C’est un ami, je privilégie les amis. Et alors ? », avait expliqué Alpha Condé au journal « le Monde » en 2016, à propos de ce dossier. Comme le raconte « le Monde », c’est Jean-Philippe Dorent qui s’est occupé d’une partie de la campagne présidentielle guinéenne en 2010 pour le compte du candidat Alpha Condé. Ce dernier s’était lié d’amitié avec Vincent Bolloré lors de son exil parisien. Et au Togo, la filiale avait remporté le marché peu avant la réélection en 2010 de Faure Gnassingbé, au pouvoir depuis 2005. C’est encore une fois Jean-Philippe Dorent qui s’est occupé d’une partie de la communication du président Gnassingbé. S’agissant de Conakry, Bolloré avait perdu sa bataille devant le tribunal de Nanterre face à Necotrans, l’ancien concessionnaire, et condamné en 2013 à lui verser plus de 2 millions d’euros. En juin 2017, Necotrans, spécialiste de la logistique en Afrique, a été placé en redressement judiciaire et racheté peu après par le groupe Bolloré.

Problèmes de gouvernance et d’âge ?

L’homme d’affaires français, milliardaire breton de 66 ans, encore aux commandes du groupe Bolloré, a récemment cédé les rênes de Vivendi. Il ne comptait pas rester 50 ans. C’était aussi la dernière assemblée qu’il présidait, a déclaré l’industriel lors de l’assemblée générale de Vivendi. Il a par ailleurs abandonné la présidence du conseil de surveillance de Canal Plus. En pratique, ce changement ne devrait pas modifier beaucoup les choses. Vincent Bolloré reste PDG du groupe éponyme, qui reste le premier actionnaire de Vivendi avec 22 % du capital. Il reste aussi membre du conseil de surveillance de Vivendi.
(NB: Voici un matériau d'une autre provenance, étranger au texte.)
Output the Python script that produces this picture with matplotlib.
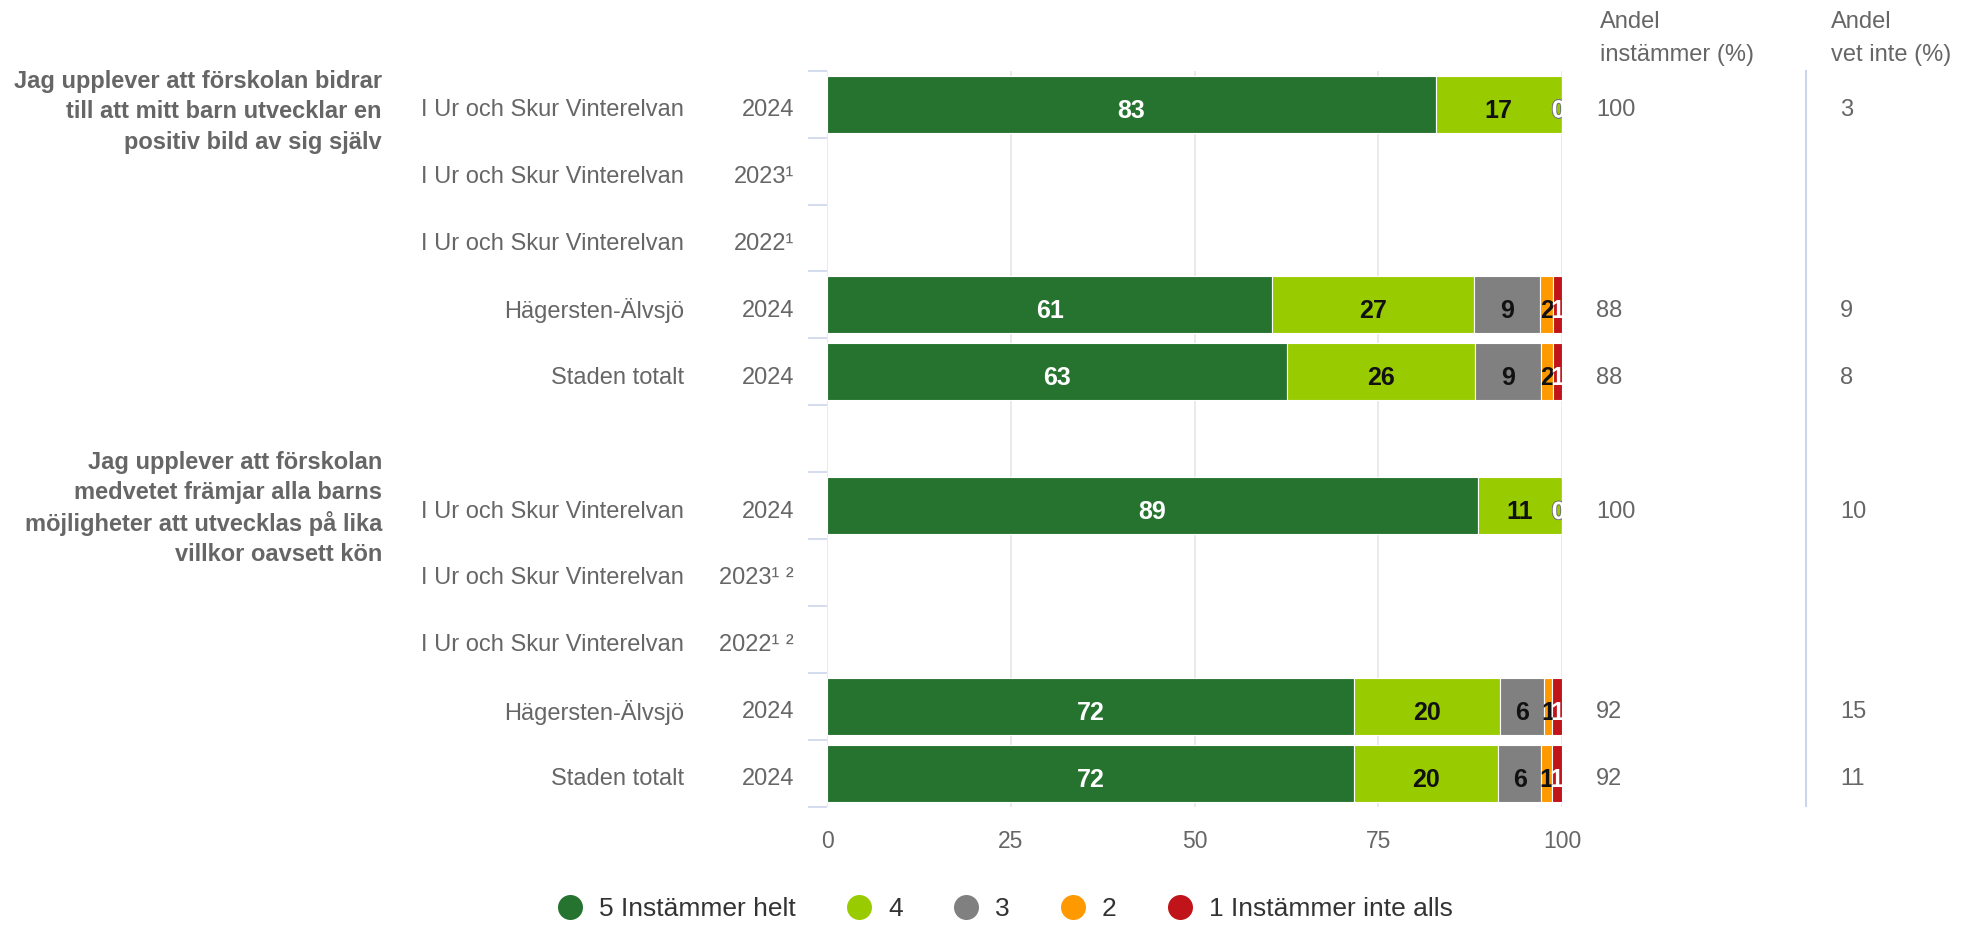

Cette annonce a tout de même surpris, car, si Vincent Bolloré promettait depuis longtemps de laisser un jour son poste à son fils Yannick, il n’avait jamais donné de date. Il a juste promis de quitter la direction du groupe Bolloré en 2022, pour ses 70 ans. Cette annonce est peut-être due aux réprimandes du Haut comité pour la gouvernance d’entreprise (HCGE), émanation de l’AFEP-MEDEF, qui critiquait la trop forte implication de Vincent Bolloré dans Vivendi – précisément, le fait qu’il se mêle de l’opérationnel alors que sa fonction (président du conseil de surveillance) est non opérationnelle. Fait rarissime, le HCGE avait critiqué publiquement cette situation dans son dernier rapport annuel, paru en octobre 2017: « le Haut comité s’est interrogé sur l’adéquation de la description des fonctions du président du conseil de surveillance de Vivendi selon le rapport annuel de cette société, et la réalité de ces fonctions telle qu’elle apparaît dans la relation des opérations conduites par le groupe. Au terme d’un dialogue avec la société Vivendi, le Haut comité a pris acte de ce que celle-ci s’engageait à définir ces fonctions et à améliorer sa communication sur ce point ».
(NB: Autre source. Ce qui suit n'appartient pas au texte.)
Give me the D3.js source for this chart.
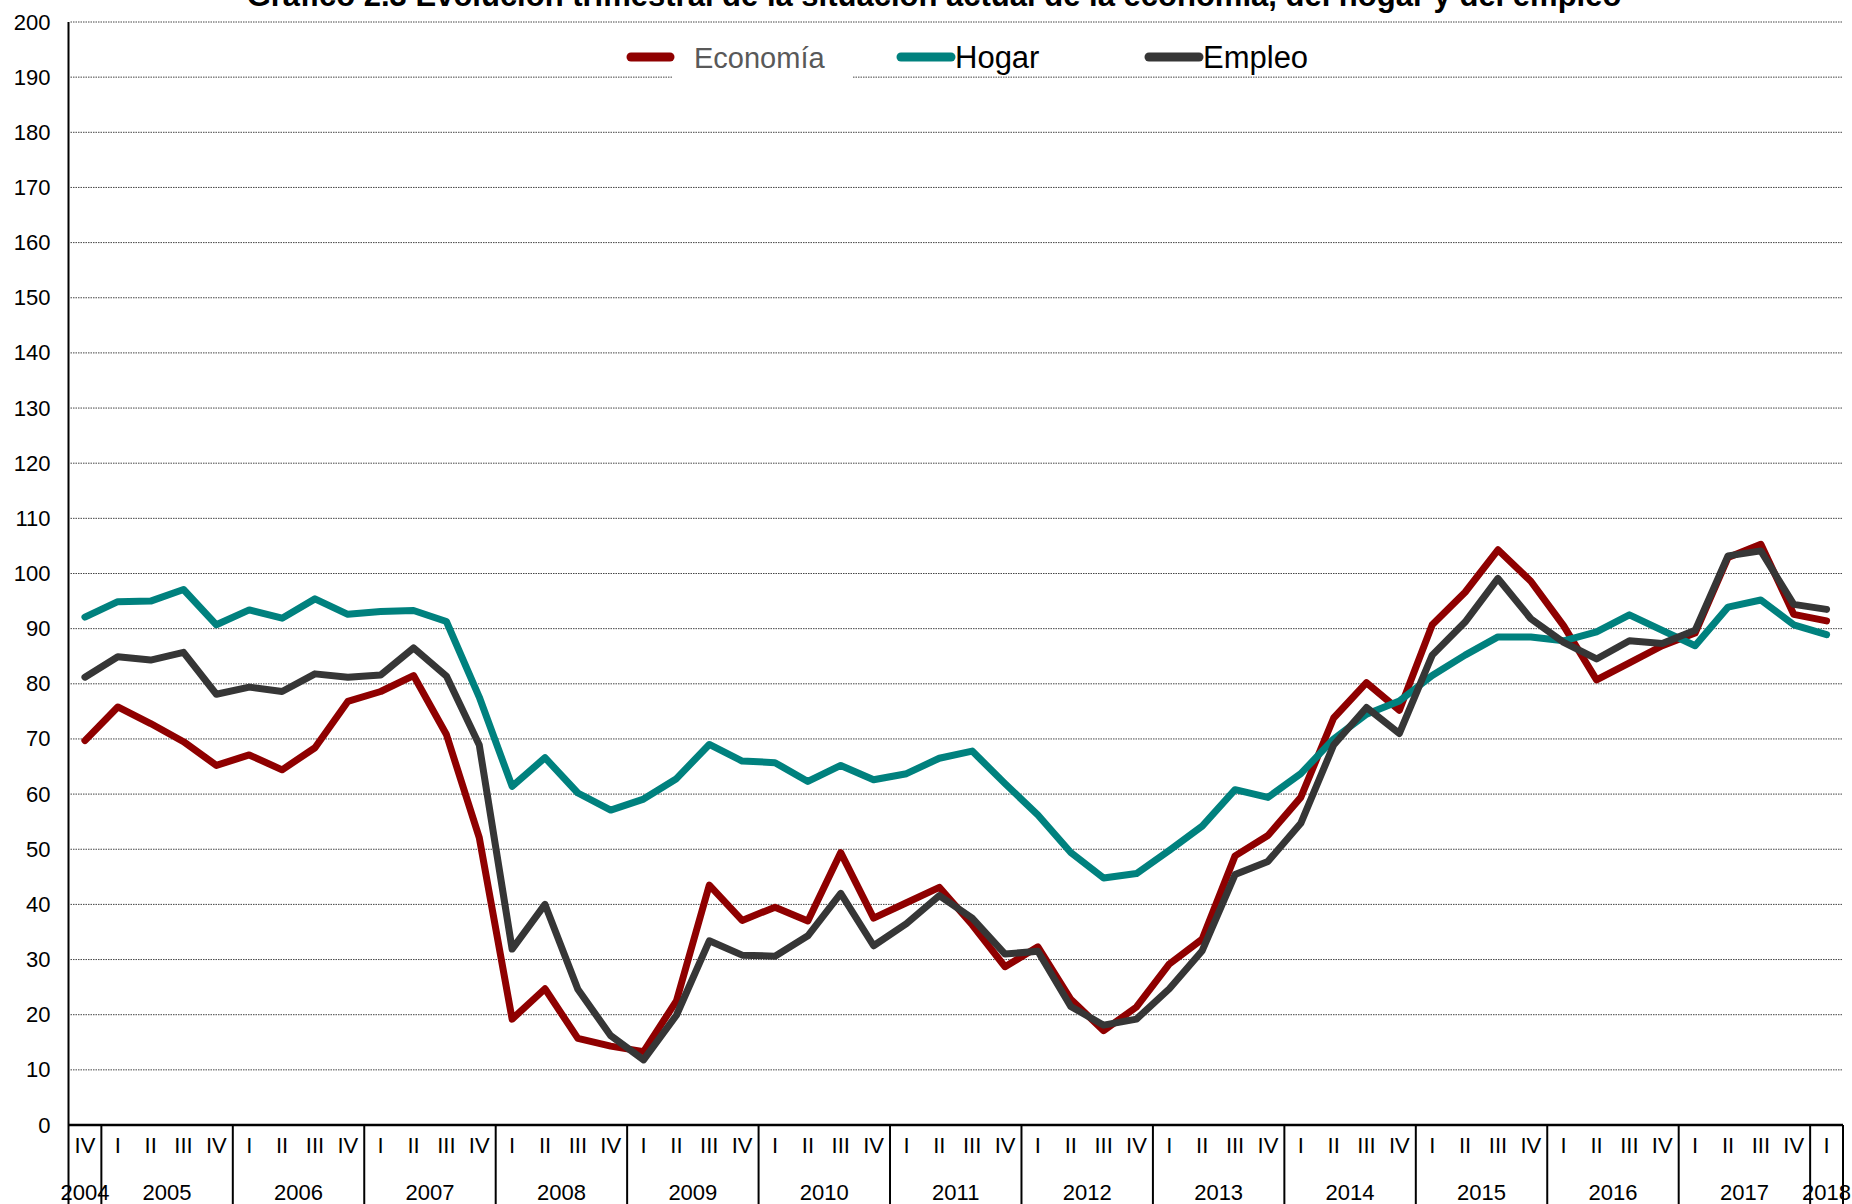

Pire, selon le site les Jours, le HCGE avait écrit à Vincent Bolloré en janvier 2017 pour lui reprocher: « Il apparaît  que vous intervenez plus comme dirigeant exécutif qu’en tant que président du conseil de surveillance, chargé selon la loi de le convoquer et d’en diriger les débats. Cette impression est renforcée par l’influence que vous donne votre position de premier actionnaire de la société ». La lettre soulignait son « implication personnelle dans la conduite des affaires du groupe, tant internes qu’externes, et notamment dans des domaines qui pourraient relever des missions d’un conseil d’administration que d’un conseil de surveillance ». Elle déplorait aussi d’« autres déviations et manquements d’information » par rapport au code AFEP-MEDEF. Vincent Bolloré n’a jamais pu prendre de fonction opérationnelle chez Vivendi (président du directoire, par exemple) car le code du commerce permet d’être dirigeant opérationnel d’une seule société cotée en Bourse. Or Vincent Bolloré est déjà directeur général du groupe Bolloré.